NEW YORK: Brent crude jumped to a six-month high over $114 a barrel amid signs that Western powers were considering a military strike against Syria to punish it for a chemical weapons attack.
Both Brent and US crude gained upwards of $3 a barrel as tensions climbed in Syria. Western intervention there could lead to a wider conflict in the volatile Middle East, which pumps a third of the world’s oil.
Western officials told the Syrian opposition to expect a strike against President Bashar Assad’s forces within days, according to sources who attended a meeting between envoys and the Syrian National Coalition in Istanbul.
US President Barack Obama has not made a decision to order military strikes against the Syrian government in response to last week’s alleged chemical weapons attack near Damascus, a senior administration official said, echoing White House comments the previous day.
Oil market watchers pointed to signs that Washington and its allies are edging toward a limited use of force against Assad’s loyalists.
“As the rhetoric ratchets up around Syria the geopolitical risk premium in the price of oil is once again widening,” Dominick Chirichella of Energy Management Institute said.
Brent crude rose $3.42 to $114.15 a barrel by 1529 GMT. During the session it hit a six-month high of $114.17, and was on track for its biggest daily percentage gain since early May.
US crude rose rose $3.08 to $109.00 a barrel, after falling 0.5 percent the previous day when data showed US durable goods orders had dropped the most in nearly a year.

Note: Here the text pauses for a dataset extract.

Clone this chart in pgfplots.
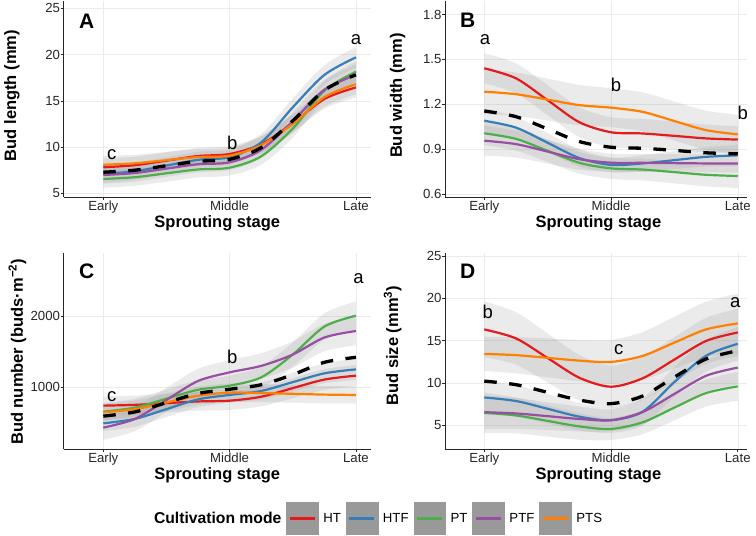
\documentclass[border=0pt]{standalone}
\usepackage{fontspec}
\setmainfont{Liberation Sans}
\usepackage{pgfplots}
\usepackage{pgfplotstable}
\pgfplotsset{compat=1.18}
\usepgfplotslibrary{fillbetween}

\definecolor{cHT}{HTML}{E41A1C}
\definecolor{cHTF}{HTML}{377EB8}
\definecolor{cPT}{HTML}{4DAF4A}
\definecolor{cPTF}{HTML}{984EA3}
\definecolor{cPTS}{HTML}{FF7F00}
\definecolor{keygray}{HTML}{999999}

% Panel A: bud length (mm); e* = half-width of the grey band
\pgfplotstableread{
x    HT    eHT   HTF   eHTF  PT    ePT   PTF   ePTF  PTS   ePTS  M
1    7.81  0.95  7.10  0.95  6.55  0.95  6.98  0.95  8.09  0.95  7.28
1.25 8.04  0.925 7.38  0.925 6.74  0.925 7.19  0.925 8.24  0.925 7.50
1.5  8.53  0.90  8.00  0.90  7.16  0.90  7.67  0.90  8.58  0.90  7.98
1.75 9.03  0.875 8.62  0.875 7.58  0.875 8.14  0.875 8.92  0.875 8.46
2    9.25  0.85  8.90  0.85  7.77  0.85  8.35  0.85  9.07  0.85  8.67
2.25 10.30 0.91  10.50 0.91  9.00  0.91  9.70  0.91  10.20 0.91  9.94
2.5  12.60 0.975 14.30 0.975 12.00 0.975 12.80 0.975 12.50 0.975 12.84
2.75 15.20 1.04  17.80 1.04  16.10 1.04  16.20 1.04  15.40 1.04  16.14
3    16.45 1.10  19.70 1.10  18.15 1.10  17.80 1.10  16.80 1.10  17.82
}\tabA

% Panel B: bud width (mm)
\pgfplotstableread{
x    HT    eHT    HTF   eHTF   PT    ePT    PTF   ePTF  PTS   ePTS  M
1    1.441 0.100  1.091 0.080  1.007 0.080  0.958 0.10  1.285 0.150 1.156
1.25 1.374 0.100  1.045 0.0725 0.970 0.0775 0.935 0.09  1.268 0.145 1.118
1.5  1.228 0.100  0.944 0.065  0.890 0.075  0.885 0.08  1.232 0.140 1.036
1.75 1.081 0.100  0.842 0.0575 0.810 0.0725 0.834 0.07  1.195 0.135 0.952
2    1.014 0.100  0.796 0.050  0.773 0.070  0.811 0.06  1.178 0.130 0.914
2.25 1.006 0.0975 0.806 0.055  0.765 0.0725 0.810 0.06  1.150 0.130 0.907
2.5  0.990 0.095  0.828 0.060  0.748 0.075  0.808 0.06  1.089 0.130 0.893
2.75 0.973 0.0925 0.850 0.065  0.730 0.0775 0.806 0.06  1.028 0.130 0.877
3    0.965 0.090  0.860 0.070  0.722 0.080  0.805 0.06  1.000 0.130 0.870
}\tabB

% Panel C: bud number (buds m^-2)
\pgfplotstableread{
x    HT   eHT  HTF  eHTF PT   ePT  PTF  ePTF  PTS  ePTS  M
1    743  130  495  110  659  120  435  170   650  120   596
1.25 754  130  557  110  716  125  556  170   693  122.5 655
1.5  778  130  694  110  841  130  823  170   788  125   785
1.75 802  130  831  110  966  135  1089 170   882  127.5 914
2    813  130  893  110  1023 140  1210 170   925  130   973
2.25 868  135  949  120  1140 155  1301 177.5 920  127.5 1036
2.5  989  140  1073 130  1460 170  1460 185   909  125   1178
2.75 1109 145  1196 140  1852 185  1699 192.5 898  122.5 1351
3    1164 150  1252 150  2005 200  1790 200   893  120   1421
}\tabC

% Panel D: bud size (mm^3)
\pgfplotstableread{
x    HT    eHT   HTF   eHTF  PT    ePT   PTF   ePTF  PTS   ePTS  M
1    16.32 3.30  8.28  2.000 6.46  2.400 6.54  2.000 13.43 2.000 10.21
1.25 15.26 3.10  7.86  1.875 6.16  2.125 6.39  1.825 13.28 2.150 9.79
1.5  12.94 2.90  6.94  1.750 5.51  1.850 6.07  1.650 12.96 2.300 8.88
1.75 10.61 2.70  6.01  1.625 4.86  1.575 5.74  1.475 12.63 2.450 7.97
2    9.55  2.50  5.59  1.500 4.56  1.300 5.59  1.300 12.48 2.600 7.55
2.25 10.55 2.575 6.60  1.625 5.35  1.400 6.56  1.475 13.19 2.825 8.45
2.5  12.76 2.65  10.10 1.750 7.08  1.500 8.70  1.650 14.76 3.050 10.68
2.75 14.96 2.725 13.21 1.875 8.80  1.600 10.84 1.825 16.32 3.275 12.83
3    15.96 2.80  14.62 2.000 9.59  1.700 11.81 2.000 17.03 3.500 13.80
}\tabD

\newcommand{\ribbon}[3]{%
  \addplot[name path=#3#2u, draw=none, smooth, forget plot] table[x=x, y expr=\thisrow{#2}+\thisrow{e#2}] {#1};
  \addplot[name path=#3#2l, draw=none, smooth, forget plot] table[x=x, y expr=\thisrow{#2}-\thisrow{e#2}] {#1};
  \addplot[fill=black!40, fill opacity=0.2, draw=none, forget plot] fill between[of=#3#2u and #3#2l];
}
\newcommand{\panel}[2]{%
  \ribbon{#1}{HT}{#2}\ribbon{#1}{HTF}{#2}\ribbon{#1}{PT}{#2}\ribbon{#1}{PTF}{#2}\ribbon{#1}{PTS}{#2}
  \addplot[smooth, forget plot, draw=cHT, line width=2.2pt] table[x=x, y=HT] {#1};
  \addplot[smooth, forget plot, draw=cHTF, line width=2.2pt] table[x=x, y=HTF] {#1};
  \addplot[smooth, forget plot, draw=cPT, line width=2.2pt] table[x=x, y=PT] {#1};
  \addplot[smooth, forget plot, draw=cPTF, line width=2.2pt] table[x=x, y=PTF] {#1};
  \addplot[smooth, forget plot, draw=cPTS, line width=2.2pt] table[x=x, y=PTS] {#1};
  \addplot[smooth, forget plot, draw=black, line width=3.3pt, dash pattern=on 12.5pt off 12.5pt] table[x=x, y=M] {#1};
}

\tikzset{
  ann/.style={font=\fontsize{18.5}{19}\selectfont, inner sep=0pt, anchor=center},
  plab/.style={font=\bfseries\fontsize{21}{21}\selectfont, inner sep=0pt, anchor=center},
}
\pgfplotsset{
  panelstyle/.style={
    scale only axis, height=196pt,
    axis lines=left, axis line style={-, black!85, line width=0.7pt},
    tick align=outside, major tick length=2.7pt,
    tick style={black!85, line width=0.6pt},
    grid=major, grid style={black!8, line width=0.5pt},
    xtick={1,2,3}, xticklabels={Early,Middle,Late},
    ticklabel style={font=\fontsize{13.2}{14}\selectfont, text=black!85},
    /pgf/number format/assume math mode=true,
    yticklabel style={inner sep=0.6pt},
    xticklabel style={inner sep=1.2pt},
    label style={font=\bfseries\fontsize{16.5}{18}\selectfont},
    xlabel={Sprouting stage},
    clip=true,
  },
}

\begin{document}
\begin{tikzpicture}

% ---------- A ----------
\begin{axis}[panelstyle, at={(63.5pt,339pt)}, anchor=south west, width=307.5pt,
  xmin=0.685, xmax=3.119, ymin=4.6, ymax=25.79, ytick={5,10,15,20,25},
  ylabel={Bud length (mm)},
  ylabel style={at={(axis description cs:-0.168,0.517)}, anchor=center},
  xlabel style={at={(axis description cs:0.5,-0.134)}, anchor=center}]
\panel{\tabA}{pa}
\node[plab] at (rel axis cs:0.0754,0.894) {A};
\node[ann] at (axis cs:1.066,9.14) {c};
\node[ann] at (axis cs:2.02,10.47) {b};
\node[ann] at (axis cs:3.0,21.65) {a};
\end{axis}

% ---------- B ----------
\begin{axis}[panelstyle, at={(445pt,339pt)}, anchor=south west, width=302pt,
  xmin=0.690, xmax=3.073, ymin=0.582, ymax=1.89, ytick={0.6,0.9,1.2,1.5,1.8},
  yticklabel style={/pgf/number format/.cd, fixed, fixed zerofill, precision=1},
  ylabel={Bud width (mm)},
  ylabel style={at={(axis description cs:-0.157,0.517)}, anchor=center},
  xlabel style={at={(axis description cs:0.508,-0.134)}, anchor=center}]
\panel{\tabB}{pb}
\node[plab] at (rel axis cs:0.075,0.903) {B};
\node[ann] at (axis cs:1.005,1.634) {a};
\node[ann] at (axis cs:2.04,1.329) {b};
\node[ann] at (axis cs:3.04,1.144) {b};
\end{axis}

% ---------- C ----------
\begin{axis}[panelstyle, at={(63.5pt,87pt)}, anchor=south west, width=307.5pt,
  xmin=0.685, xmax=3.119, ymin=135, ymax=2884, ytick={1000,2000},
  yticklabel style={/pgf/number format/1000 sep={}},
  ylabel={Bud number (buds·m\textsuperscript{−2})},
  ylabel style={at={(axis description cs:-0.150,0.496)}, anchor=center},
  xlabel style={at={(axis description cs:0.5,-0.134)}, anchor=center}]
\panel{\tabC}{pc}
\node[plab] at (rel axis cs:0.0754,0.905) {C};
\node[ann] at (axis cs:1.066,868) {c};
\node[ann] at (axis cs:2.02,1421) {b};
\node[ann] at (axis cs:3.02,2529) {a};
\end{axis}

% ---------- D ----------
\begin{axis}[panelstyle, at={(445pt,87pt)}, anchor=south west, width=302pt,
  xmin=0.690, xmax=3.073, ymin=2.19, ymax=25.35, ytick={5,10,15,20,25},
  ylabel={Bud size (mm\textsuperscript{3})},
  ylabel style={at={(axis description cs:-0.173,0.527)}, anchor=center},
  xlabel style={at={(axis description cs:0.508,-0.134)}, anchor=center},
  legend style={at={(axis description cs:-0.230,-0.3536)}, anchor=center,
    draw=none, fill=none, inner sep=0pt, outer sep=0pt,
    font=\fontsize{13.2}{14}\selectfont,
    nodes={inner sep=0pt},
    /tikz/every odd column/.append style={column sep=5pt},
    /tikz/every even column/.append style={column sep=5pt}},
  legend columns=-1, legend cell align=left]
\addlegendimage{empty legend}
\addlegendentry{\bfseries\fontsize{15.7}{16}\selectfont Cultivation mode}
\addlegendimage{legend image code/.code={\fill[keygray] (0pt,-16pt) rectangle (31.6pt,16pt);\draw[cHT,line width=3pt] (3.3pt,0pt)--(28.3pt,0pt);}}
\addlegendentry{HT}
\addlegendimage{legend image code/.code={\fill[keygray] (0pt,-16pt) rectangle (31.6pt,16pt);\draw[cHTF,line width=3pt] (3.3pt,0pt)--(28.3pt,0pt);}}
\addlegendentry{HTF}
\addlegendimage{legend image code/.code={\fill[keygray] (0pt,-16pt) rectangle (31.6pt,16pt);\draw[cPT,line width=3pt] (3.3pt,0pt)--(28.3pt,0pt);}}
\addlegendentry{PT}
\addlegendimage{legend image code/.code={\fill[keygray] (0pt,-16pt) rectangle (31.6pt,16pt);\draw[cPTF,line width=3pt] (3.3pt,0pt)--(28.3pt,0pt);}}
\addlegendentry{PTF}
\addlegendimage{legend image code/.code={\fill[keygray] (0pt,-16pt) rectangle (31.6pt,16pt);\draw[cPTS,line width=3pt] (3.3pt,0pt)--(28.3pt,0pt);}}
\addlegendentry{PTS}
\panel{\tabD}{pd}
\node[plab] at (rel axis cs:0.075,0.905) {D};
\node[ann] at (axis cs:1.027,18.4) {b};
\node[ann] at (axis cs:2.06,13.94) {c};
\node[ann] at (axis cs:2.98,19.48) {a};
\end{axis}
\path (0,0) rectangle (756pt,536pt);
\end{tikzpicture}
\end{document}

On Monday, the US put Assad on notice that it believes he was responsible for using chemical weapons against civilians last week in what Secretary of State John Kerry called a “moral obscenity.”

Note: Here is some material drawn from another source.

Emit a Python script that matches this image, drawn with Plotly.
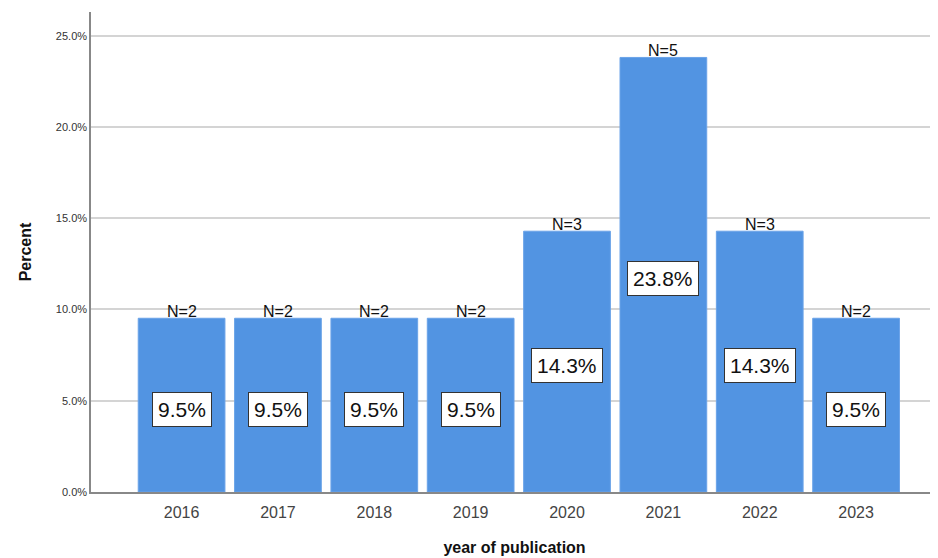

“There’s a lot of air in this market, and it’s now hungry for the next headline,” said Stephen Schork, the editor of The Schork Report in Villanova, Pennsylvania.
“So if we see more belligerent rhetoric, like Kerry’s ‘moral obscenity,’ we’re due for another leg up and you can’t really sell.”

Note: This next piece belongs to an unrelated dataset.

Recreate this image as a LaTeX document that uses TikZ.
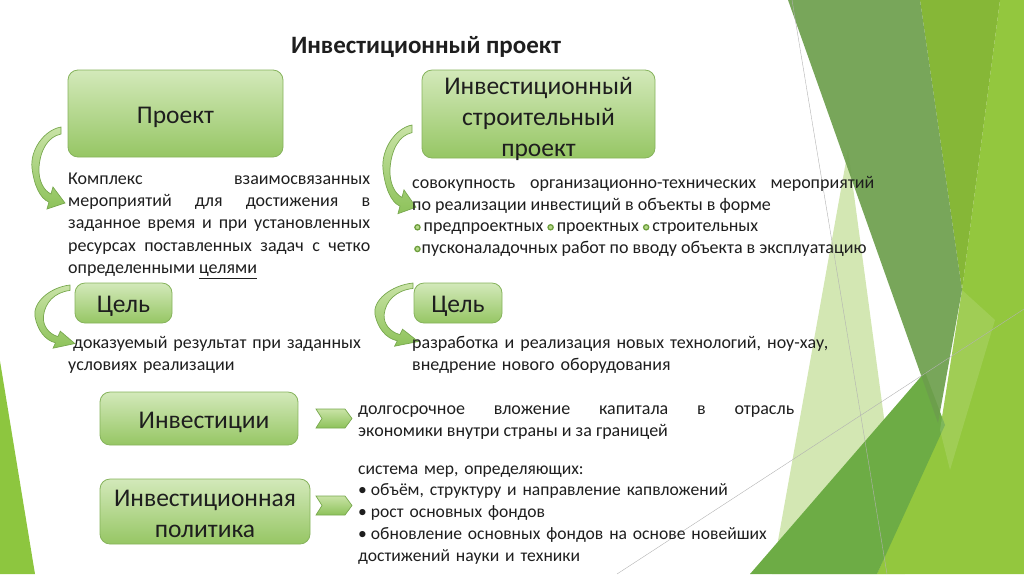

Another factor supporting oil prices was declining Libyan production. It is off nearly 60 percent to 665,000 barrels per day (bpd) due to a month-long disruption by armed security guards, who shut down main export terminals, its oil minister said.
In the United States, weak data on home sales and durable goods orders tempered views that the Federal Reserve could start paring its economic stimulus program as soon as September.
The American Petroleum Institute is scheduled to release its weekly oil stocks data on Tuesday afternoon.
A preliminary Reuters poll showed that US commercial crude stockpiles were expected to have fallen last week as refinery utilization rates were at high levels, and gasoline inventories likely dipped primarily due to seasonal factors.